◆ Exercise details: Pictures in the entries below are to be left out; otherwise, reproduce exactly the lines from the first through the line containing "(0,0) rectangle (558,635);".
++++ Stored rows ++++
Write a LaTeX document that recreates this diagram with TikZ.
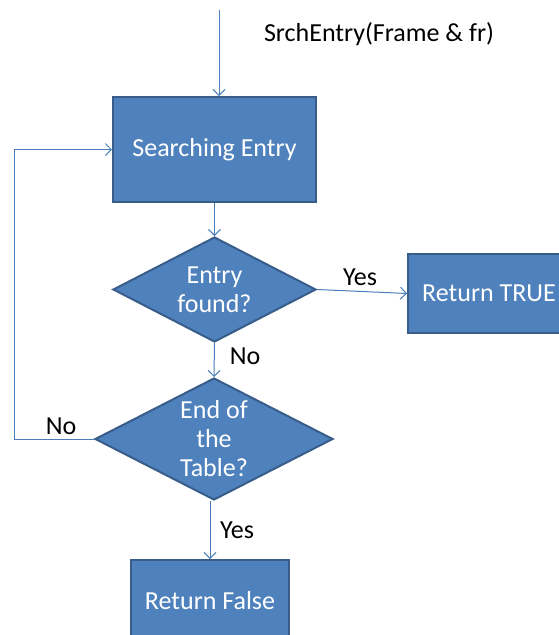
\documentclass[tikz,border=0pt]{standalone}
\usepackage{fontspec}
\setmainfont{Carlito}
\usetikzlibrary{shapes.geometric,arrows.meta}
\definecolor{boxfill}{HTML}{4F81BD}
\definecolor{boxline}{HTML}{385D8A}
\definecolor{wirecol}{HTML}{4A7EBB}
\begin{document}
\begin{tikzpicture}[x=1pt,y=-1pt,
  font=\fontsize{26}{29}\selectfont,
  proc/.style={rectangle,draw=boxline,line width=2pt,fill=boxfill,text=white,inner sep=0pt,align=center},
  decision/.style={diamond,draw=boxline,line width=2pt,fill=boxfill,text=white,inner sep=0pt,aspect=2,align=center},
  wire/.style={draw=wirecol,line width=1pt,-{Straight Barb[length=6pt,width=12pt]}},
  lbl/.style={text=black,inner sep=0pt}]
\useasboundingbox (0,0) rectangle (558,635);

% process boxes
\node[proc,minimum width=203pt,minimum height=105pt] (se) at (214.5,149.5) {Searching Entry};
\node[proc,minimum width=162pt,minimum height=79pt] (rt) at (489,293.5) {Return TRUE};
\node[proc,minimum width=158pt,minimum height=82pt] (rf) at (210,601) {Return False};

% decisions
\node[decision,minimum width=203pt,minimum height=105pt] (d1) at (214.5,289.5) {Entry\\found?};
\node[decision,minimum width=238pt,minimum height=122pt] (d2) at (214,439) {End of\\the\\Table?};

% function entry
\coordinate (entry) at (219,10);
\node[lbl] (sig) at (379,34) {SrchEntry(Frame \& fr)};
\draw[wire] (entry) -- (entry |- se.north);

% connectors
\draw[wire] (se.south) -- (d1.north);
\draw[wire] (d1.east) -- (rt.west);
\draw[wire] (d1.south) -- (d2.north);
\draw[wire] (d2.south -| rf.north) -- (rf.north);
\coordinate (loopx) at (14,0);
\draw[wire] (d2.west) -- (d2.west -| loopx) |- (se.west);

% branch labels
\node[lbl] (yes1) at (360,277) {Yes};
\node[lbl] (no1) at (245,356) {No};
\node[lbl] (no2) at (61,426) {No};
\node[lbl] (yes2) at (237,530) {Yes};
\end{tikzpicture}
\end{document}
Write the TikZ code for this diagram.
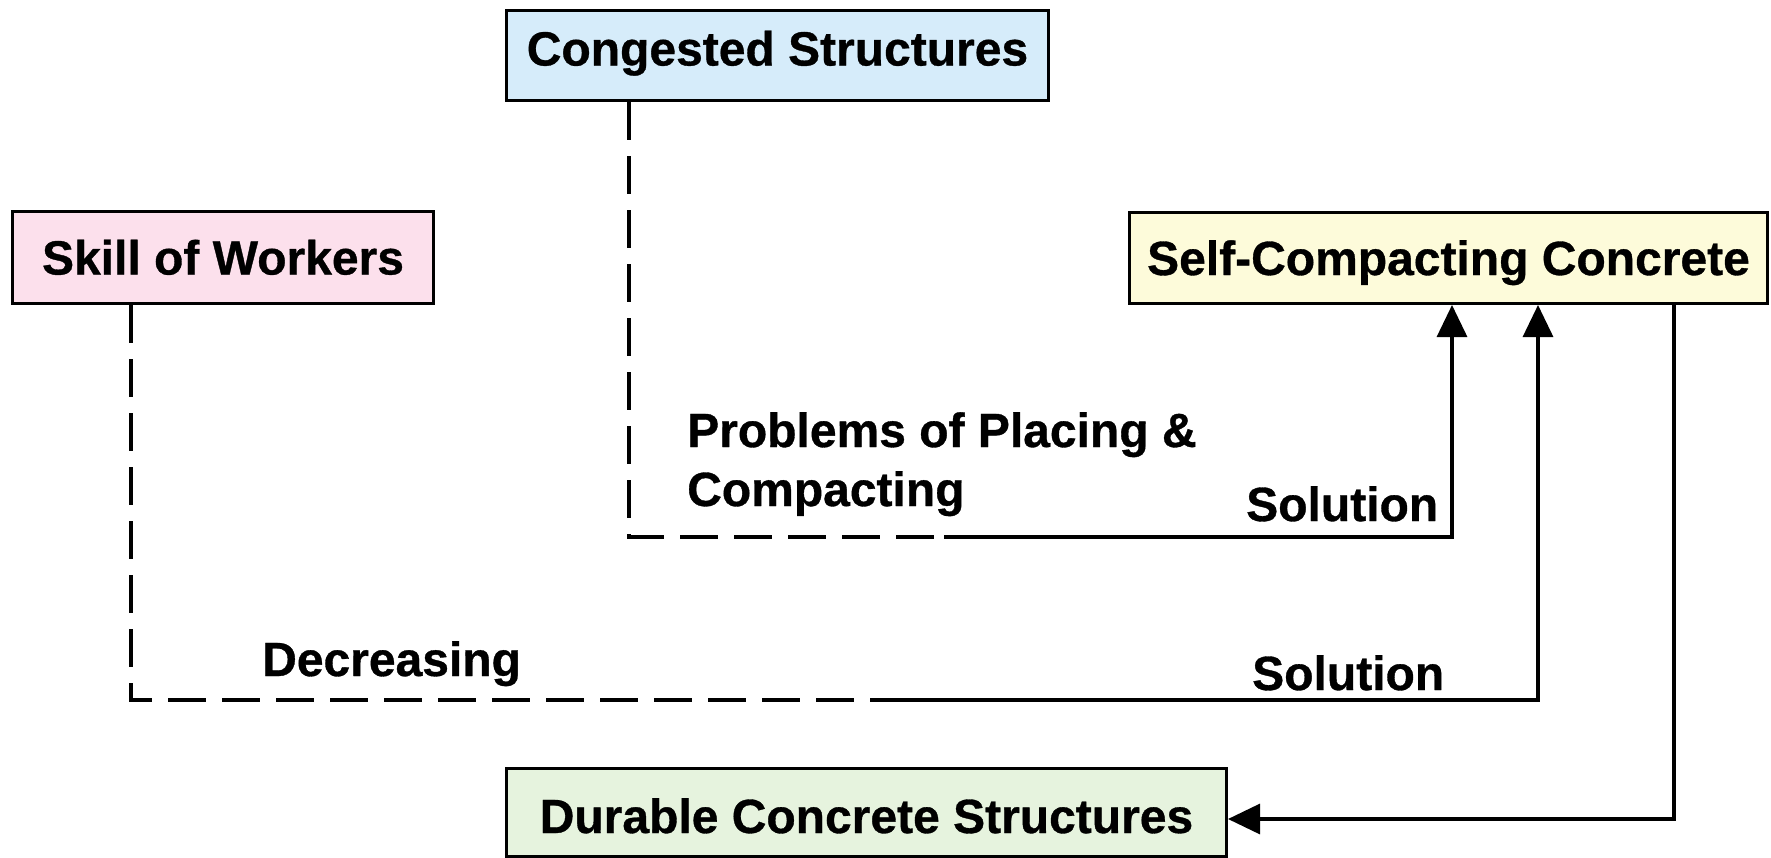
\documentclass[tikz,border=0pt]{standalone}
\usepackage{fontspec}
\setmainfont{Liberation Sans}[BoldFeatures={FakeBold=0.7}]
\usetikzlibrary{arrows.meta,calc}
\definecolor{cblue}{RGB}{214,236,250}
\definecolor{cpink}{RGB}{252,224,236}
\definecolor{cyellow}{RGB}{253,251,218}
\definecolor{cgreen}{RGB}{230,243,222}
\begin{document}
\begin{tikzpicture}[x=1bp,y=-1bp,
  txt/.style={font=\fontsize{48bp}{58bp}\selectfont\bfseries},
  box/.style={txt, draw=black, line width=3bp, inner sep=0pt, text height=34bp, text depth=0bp},
  conn/.style={draw=black, line width=3.2bp},
  dashline/.style={conn, dash pattern=on 38bp off 16bp},
  tip/.style={-{Triangle[length=32bp,width=30bp]}},
  lbl/.style={txt, inner sep=0pt, anchor=base west}]
\useasboundingbox (0,0) rectangle (1771,858);
\fill[white] (0,0) rectangle (1771,858);
% boxes
\node[box, fill=cblue, minimum width=542bp, minimum height=90bp, text depth=14bp] (cong) at (777.5,55.5) {Congested Structures};
\node[box, fill=cpink, minimum width=421bp, minimum height=92bp] (skill) at (223,257.5) {Skill of Workers};
\node[box, fill=cyellow, minimum width=638bp, minimum height=91bp] (scc) at (1448.5,258) {Self-Compacting Concrete};
\node[box, fill=cgreen, minimum width=720bp, minimum height=88bp, text height=41bp] (dur) at (866.5,812.5) {Durable Concrete Structures};
% labels
\node[lbl] (p1) at (687,447) {Problems of Placing \&};
\node[lbl] (p2) at (687,506) {Compacting};
\node[lbl] (s1) at (1246,521) {Solution};
\node[lbl] (s2) at (1252,690) {Solution};
\node[lbl] (dec) at (262,676) {Decreasing};
% coordinates
\coordinate (v1) at (629,537);
\coordinate (k1) at (944,537);
\coordinate (v2) at (131,700);
\coordinate (k2) at (876,700);
\coordinate (a1) at ($(scc.south)+(3.5,0)$);
\coordinate (a2) at ($(scc.south)+(89.5,0)$);
\coordinate (a3) at ($(scc.south)+(225.5,0)$);
\coordinate (d1) at ($(dur.east)+(0,6.5)$);
% connectors
\draw[dashline] (cong.south -| v1) -- (v1) -- (k1);
\draw[conn,tip] (k1) -| (a1);
\draw[dashline] (skill.south -| v2) -- (v2) -- (k2);
\draw[conn,tip] (k2) -| (a2);
\draw[conn,tip] (a3) |- (d1);
\end{tikzpicture}
\end{document}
++++
◆ Expected answer:
Write a LaTeX document that recreates this diagram with TikZ.
\documentclass[tikz,border=0pt]{standalone}
\usepackage{fontspec}
\setmainfont{Carlito}
\usetikzlibrary{shapes.geometric,arrows.meta}
\definecolor{boxfill}{HTML}{4F81BD}
\definecolor{boxline}{HTML}{385D8A}
\definecolor{wirecol}{HTML}{4A7EBB}
\begin{document}
\begin{tikzpicture}[x=1pt,y=-1pt,
  font=\fontsize{26}{29}\selectfont,
  proc/.style={rectangle,draw=boxline,line width=2pt,fill=boxfill,text=white,inner sep=0pt,align=center},
  decision/.style={diamond,draw=boxline,line width=2pt,fill=boxfill,text=white,inner sep=0pt,aspect=2,align=center},
  wire/.style={draw=wirecol,line width=1pt,-{Straight Barb[length=6pt,width=12pt]}},
  lbl/.style={text=black,inner sep=0pt}]
\useasboundingbox (0,0) rectangle (558,635);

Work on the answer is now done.